After a day-and-a-half in these beautiful islands, we drove to Topes del Collante, a natural park located in the central part of the island. Here, we shared our time between birdwatching and cultural activities. The local guide at a trail named Sendero de los Gigantes provided excellent information about the vegetation of the island and showed us a pair of Cuban Trogons, the national bird of the country. We also visited the Colorados family where we learned about their day-to-day lives and discussed several aspects of the unique Cuban economy.


Viñales— Photo: David Ascanio

The following couple of days found us at two of the best birding locations in Cuba: Soplillar and Bermejas in the Zapata Peninsula.

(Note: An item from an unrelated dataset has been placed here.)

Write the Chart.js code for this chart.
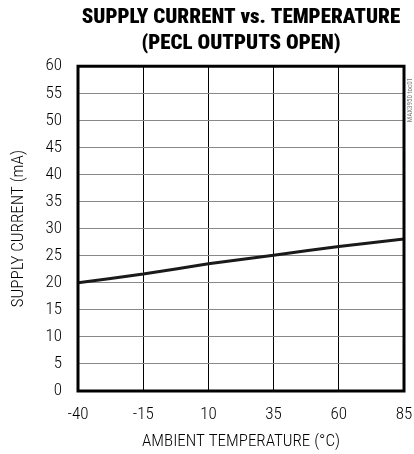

In Bermejas, our local guide (Orlando Ramirez) directed us to the area where a juvenile, a female, and an adult male Bee Hummingbird were foraging. What a moment! Seeing the smallest bird in the world was a treat, but understanding how lucky we were to have seen a male in adult plumage was even more rewarding. Soplillar was another equally good birding spot and a perfect match for Bermejas. The landscape was beautiful and the sight of a nesting Fernandina´s Woodpecker was unforgettable. We also saw Cuban Parrot perched and Cuban Parakeet in flight. Other species seen in the Zapata Peninsula included White-crowned Quail-Dove, West Indian Woodpecker, Cuban Vireo, and a roost of Cuban Parrots.

Continuing with our birding-adapted itinerary, we made a long drive to Soroa, in the west part of the island. In Viñales, the presence of mogotes (rounded hills) provided a different landscape and offered an opportunity to search for the last endemic bird of the tour: the Cuban Solitaire. It didn´t take too long before we were enjoying a male singing loud and clear from an exposed branch near the entrance of a cave. This area also provided what everyone agreed upon as the best lunch for the trip: the ecological lunch at the Finca Ecológica.

Old Havana

Old Havana— Photo: David Ascanio

To close, we spent a half-day in a community project of Las Terrazas and a full day in Old Havanna. In Las Terrazas we found two pairs of Cuban Green Woodpeckers nesting and saw the only Louisiana Waterthrush reported for the tour. During our last full day in Old Havana we admired the restored buildings and had the opportunity to meet the people and students at a school. A nice informative walk was complemented by a beautiful afternoon providing unique photo opportunities of buildings, people, old cars, and an unforgettable sunset.

I want to thank you for joining me on our inaugural Cuba tour. I am proud to say that we were able to see most of the Cuban bird endemics, as well as many of the Caribbean specialties. Also, we learned so much about Cuba and its people and had the opportunity to contrast our ideas with theirs. I have to express my gratitude to Libán (our local guide), Juan Carlos (our driver), and Jorge Salas-Guevara (the International Expeditions representative) for an excellent job. Without their support our tour would not have been possible.